▶ **SET PROBLEM**
Return, without pictures, the lines from the start of the data through the one that contains "facecolor='none', edgecolor='#4472c4', lw=2.4, zorder=4)".

··· DATASET EXTRACT ···

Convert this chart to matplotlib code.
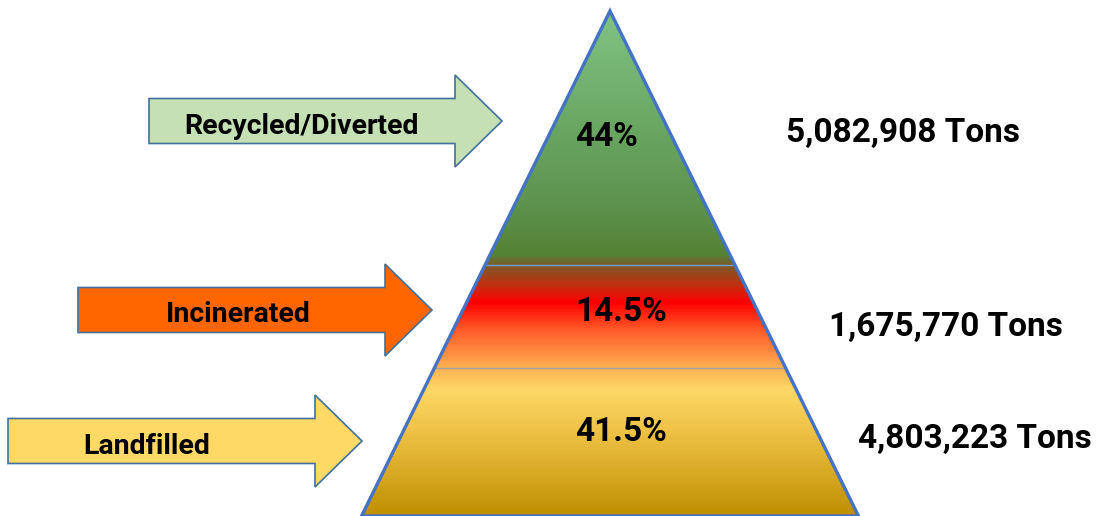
import matplotlib.pyplot as plt
import numpy as np
from matplotlib.patches import Polygon, FancyArrow
from matplotlib.colors import LinearSegmentedColormap

# data
categories = ['Recycled/Diverted', 'Incinerated', 'Landfilled']
percents = ['44%', '14.5%', '41.5%']
tons = ['5,082,908 Tons', '1,675,770 Tons', '4,803,223 Tons']
arrow_colors = ['#c5e0b4', '#ff6600', '#ffd966']

plt.rcParams['font.family'] = ['Roboto', 'DejaVu Sans']

fig = plt.figure(figsize=(10.96, 5.16), dpi=100)
ax = fig.add_axes([0, 0, 1, 1])
ax.set_xlim(0, 1096)
ax.set_ylim(516, 0)
ax.axis('off')

# pyramid geometry (pixel layout)
apex = (610, 11)
base_y = 516
slope = 0.492
left_base = apex[0] - (base_y - apex[1]) * slope
right_base = apex[0] + (base_y - apex[1]) * slope
tri = Polygon([apex, (left_base, base_y), (right_base, base_y)], closed=True,
              facecolor='none', edgecolor='#4472c4', lw=2.4, zorder=4)

# vertical gradient fill, stops given as (y pixel, color)
stops = [(11, '#82c384'), (120, '#6aa864'), (200, '#5e9450'), (255, '#548235'),
         (265, '#7a5a2a'), (285, '#c03010'), (303, '#ff0000'), (330, '#ff5a28'),
         (352, '#ff8a40'), (368, '#ffb050'), (390, '#fdd866'), (450, '#e6b838'),
         (516, '#bf8f00')]
y0, y1 = stops[0][0], stops[-1][0]
cmap = LinearSegmentedColormap.from_list(
    'pyr', [((y - y0) / (y1 - y0), c) for y, c in stops])
grad = np.linspace(0, 1, 600).reshape(-1, 1)
im = ax.imshow(grad, cmap=cmap, aspect='auto', extent=(left_base, right_base, y1, y0),
               zorder=2, interpolation='bilinear')
clip = Polygon([apex, (left_base, base_y), (right_base, base_y)], closed=True,
               transform=ax.transData)
im.set_clip_path(clip)
ax.add_patch(tri)

# layer boundary lines
for yb, col in [(265, '#6f9fd0'), (368, '#a0a0a0')]:
    hw = (yb - apex[1]) * slope
    ax.plot([apex[0] - hw, apex[0] + hw], [yb, yb], color=col, lw=1.0, zorder=3)

# arrows: (tail x, tip x, center y)
arrow_pos = [(149, 502, 121), (78, 432, 310), (8, 362, 441)]
label_x = [302, 238, 147]
for (x0, x1, yc), col, lab, lx in zip(arrow_pos, arrow_colors, categories, label_x):
    ax.add_patch(FancyArrow(x0, yc, x1 - x0, 0, width=45, head_width=92,
                            head_length=47, length_includes_head=True,
                            facecolor=col, edgecolor='#41719c', lw=1.2, zorder=3))
    ax.text(lx, yc + 5, lab, ha='center', va='center', fontsize=20.5,
            fontweight='bold', color='black', zorder=5)

# percentages inside the pyramid
pct_pos = [(606, 137), (621, 312), (621, 432)]
for (px, py), p in zip(pct_pos, percents):
    ax.text(px, py, p, ha='center', va='center', fontsize=24,
            fontweight='bold', color='black', zorder=5)

# tonnage labels
tons_pos = [(786, 133), (829, 327), (858, 439)]
for (tx, ty), t in zip(tons_pos, tons):
    ax.text(tx, ty, t, ha='left', va='center', fontsize=24,
            fontweight='bold', color='black', zorder=5)

fig.savefig('out.png', dpi=100)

···

▶ **SOLUTION**
Convert this chart to matplotlib code.
import matplotlib.pyplot as plt
import numpy as np
from matplotlib.patches import Polygon, FancyArrow
from matplotlib.colors import LinearSegmentedColormap

# data
categories = ['Recycled/Diverted', 'Incinerated', 'Landfilled']
percents = ['44%', '14.5%', '41.5%']
tons = ['5,082,908 Tons', '1,675,770 Tons', '4,803,223 Tons']
arrow_colors = ['#c5e0b4', '#ff6600', '#ffd966']

plt.rcParams['font.family'] = ['Roboto', 'DejaVu Sans']

fig = plt.figure(figsize=(10.96, 5.16), dpi=100)
ax = fig.add_axes([0, 0, 1, 1])
ax.set_xlim(0, 1096)
ax.set_ylim(516, 0)
ax.axis('off')

# pyramid geometry (pixel layout)
apex = (610, 11)
base_y = 516
slope = 0.492
left_base = apex[0] - (base_y - apex[1]) * slope
right_base = apex[0] + (base_y - apex[1]) * slope
tri = Polygon([apex, (left_base, base_y), (right_base, base_y)], closed=True,
              facecolor='none', edgecolor='#4472c4', lw=2.4, zorder=4)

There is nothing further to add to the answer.